Imagery via Louis Trerise

Hong Kong Island and the Kowloon Peninsula were ceded to Britain, first in 1842 and then in 1860. The rest of Kowloon, The New Territories, and the surrounding 235 islands were leased to Britain again for 99 years from the Qing Empire in 1898. At the end of these 99 years in 1997, Hong Kong became an autonomous region, its political and cultural elements divided between Britain and China. Citizens lived under a One-Country: Two-System policy; with more freedom, democracy, and trade than citizens in China. When the policy ends in 2047, Hong Kong will be completely under the jurisdiction of the Chinese Communist Party (CCP).

Imagery via Tyrone Siu/Reuters

The protests, which began in June 2019, had only one goal in the first phase: the government withdrawing a controversial bill that would have allowed the fugitives to be returned to China. Protesters are worried that Beijing might use the bill to prosecute people for political reasons under China’s strict legal system. Unlike other cities in China, which are tightly governed by the authoritarian central government, Hong Kong is a semi-autonomous city with its own legal and political systems. So the protesters feared that the bill would allow China to reach these rare freedoms. Hong Kong has been shaken by pro-democracy, anti-government protests for more than six months, and violence and anger have grown across the country. The peaceful protests, which began as mass marches, turned into the biggest political crisis the city has seen in modern times. The disproportionate use of force by the Chinese government has turned peaceful protests into violent conflict, and protesters have become occupiers with five main demands:

i.Withdraw the Extradition Bill completely.

ii.Launch an independent investigation to investigate police violence.

iii.Retract the classification of protesters as “rioters”.

iv.Release those arrested in protests.

v.Dual universal suffrage, meaning for both the Legislative Council and the Chief Executive.

Imagery via Louise Trerise

Hong Kong’s leader is elected by a small selection committee dominated by the central authority and pro-Beijing voters.
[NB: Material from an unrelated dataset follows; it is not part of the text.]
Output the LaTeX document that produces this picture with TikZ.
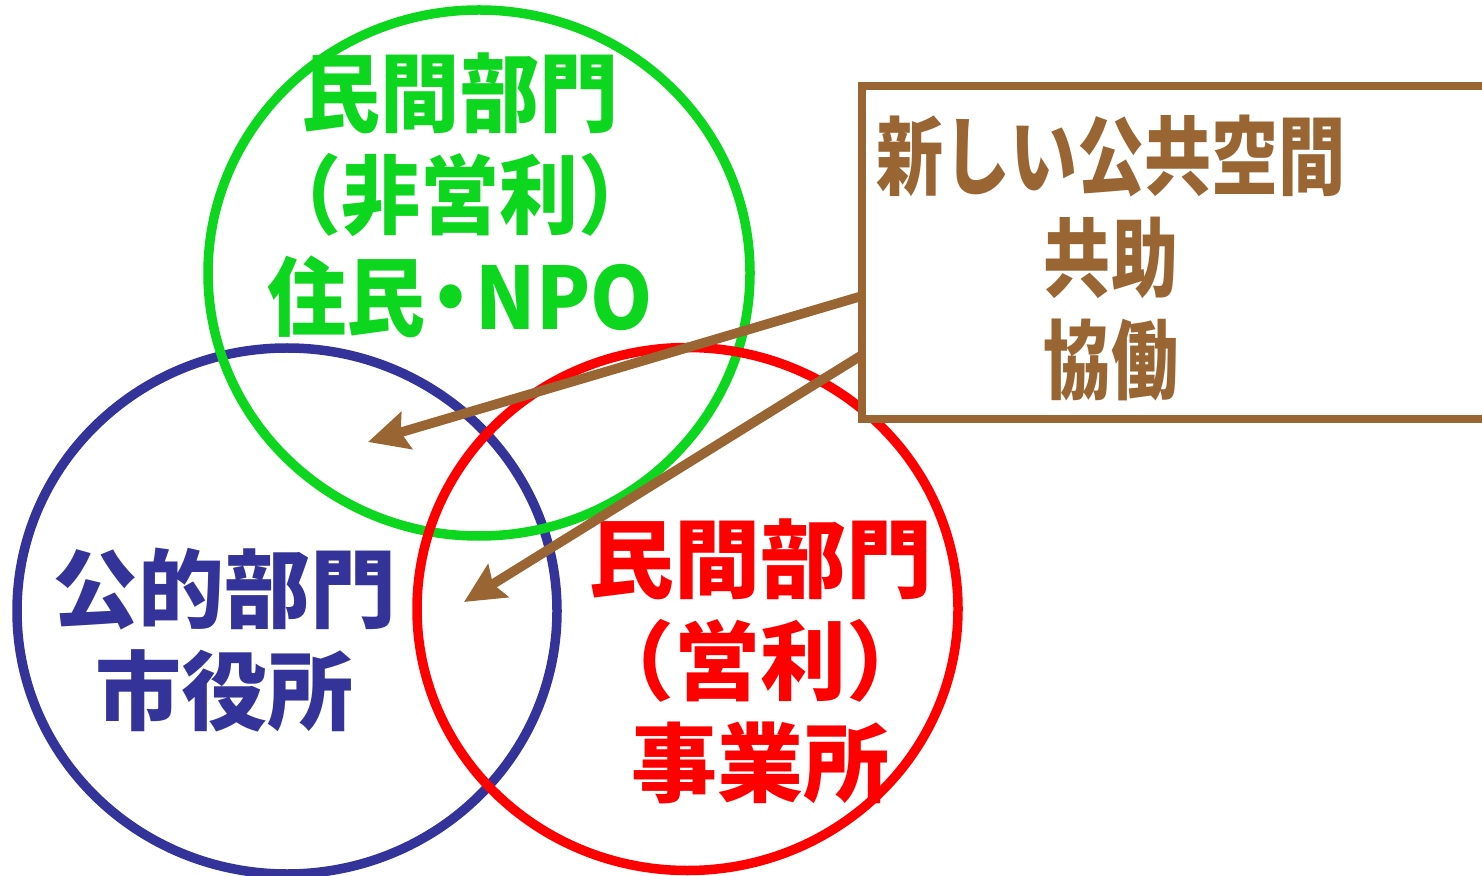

So these demands reflect a longstanding call for full democracy that Hong Kong did not have. Hong Kong leader Carrie Lam accepted the initial request by withdrawing the bill. However, this wasn’t enough to make the protesters forget their friends, whom they lost as a result of disproportionate power, and just like that Lam was too late to stop the protests.

We heard the first footsteps of the age of Aquarius, with the Hong Kong protests in June 2019, heralding a new system that will overthrow the existing order and serve all beings on the planet.  Hong Kong first started with the Umbrella Revolution in 2014 to revolt against the Chinese government. Now Thailand, inspired by The Umbrella Revolution, is trying to stop its government. As we approach the great conjunction on December 21, let’s see who else the age of Aquarius will make us hear. Stay tuned for Episode 2.

Cover imagery via Reuters




Who made my clothes?

According to the coalition consisting of more than 180 human rights group, majority of the biggest fast fashion brands and retailers violate human rights by forcing millions of Uyghur people to work in Xinjiang region of northwest China. Persecutions including torture, splitting families and mandatory sterilization of Uyghur women towards the Uyghur population finally drew the attention of the world. Mass discrimination and oppression of millions of Uighurs by the Chinese government fits the UN definition of genocide. So, what does the fashion industry have to do with this?
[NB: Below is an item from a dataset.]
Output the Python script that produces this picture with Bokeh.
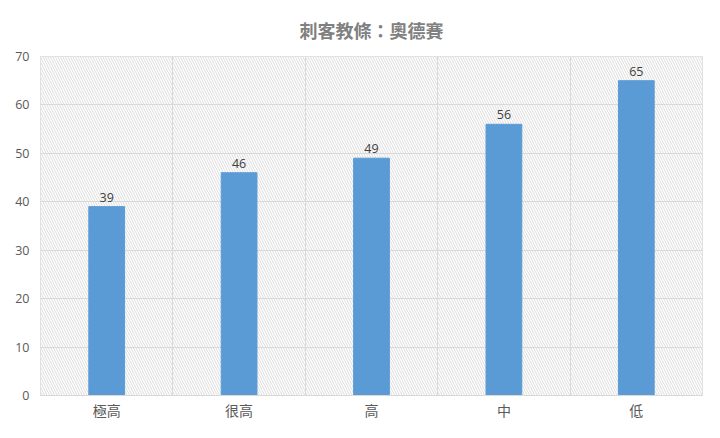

The answer is fast fashion apparently. The report published by the Coalition to End the Forced Labour Force in the Uyghur Region in July 2020 brought the ongoing genocide to the international agenda and is what links this whole issue to the fashion industry. So, what did the coalition find? They found that many of the world’s largest fashion brands and suppliers have a huge share of human rights violations committed on Uyghurs. Despite these abuses, the coalition of human rights groups suggested that the world’s leading clothing brands are still using threads from prison camps in Xinjiang. In these camps, prisoners of 1.8 million Uighurs, other Turkic and Muslim people collect cotton and produce yarn through extensive state-sponsored surveillance and forced labour system. Slavery and persecution camps, called “re-education camps” in Xinjiang, are described as the biggest genocide of an ethnic and religious minority since the World War II.
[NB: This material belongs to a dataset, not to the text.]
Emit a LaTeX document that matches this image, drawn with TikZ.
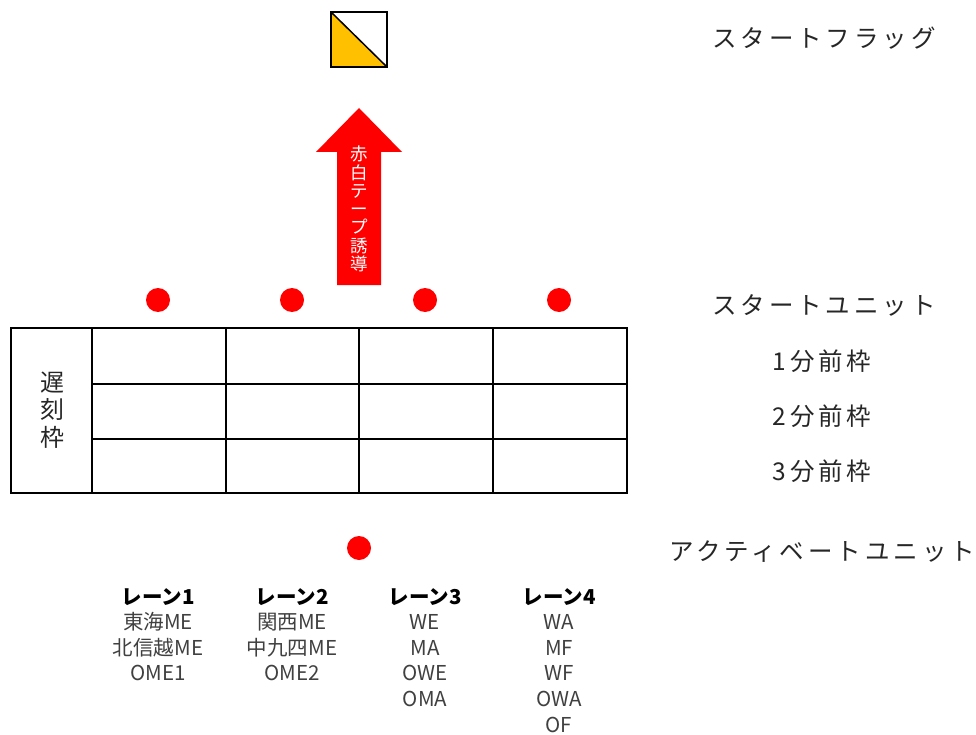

 China, the world’s largest cotton producer, produces 84% ​​of its cotton in the Xinjiang region. One in five cotton products sold worldwide is tainted by slave labour and human rights violations in Xinjiang. This is how this genocide is hiding in the global fashion chain. The Coalition’s report includes brands such as Gap, Adidas, Tommy Hilfiger, Calvin Klein, H&M, Nike, Uniqlo and Zara among the brands that supply their cotton and yarns from Xinjiang. What do you think fashion brands did in response to the emergence of this uncomfortable reality? PVH Corporation, owner of Calvin Klein and Tommy Hilfiger, H&M and Ikea said they will stop buying cotton from Xinjiang. Uniqlo said no products were produced in the region, while Muji said they will continue to supply cotton yarn from the area, but they are unaware of the slave labour claims.

Looking at the big picture: we see an inhumane example of how the fashion industry and the world can ignore a genocide for economic interests, by being involved in such crimes. This is true for every industry, not just fashion. Capitalism and globalization fuel these industries to commit these crimes and make them invisible. The knowledge that everything we consume can never be ethical is depressing, yes. But if that serves as our biggest reason for demanding systemic change, then we can make a change. Seeing that the system is flawed is the first step: it is time for other people to see it.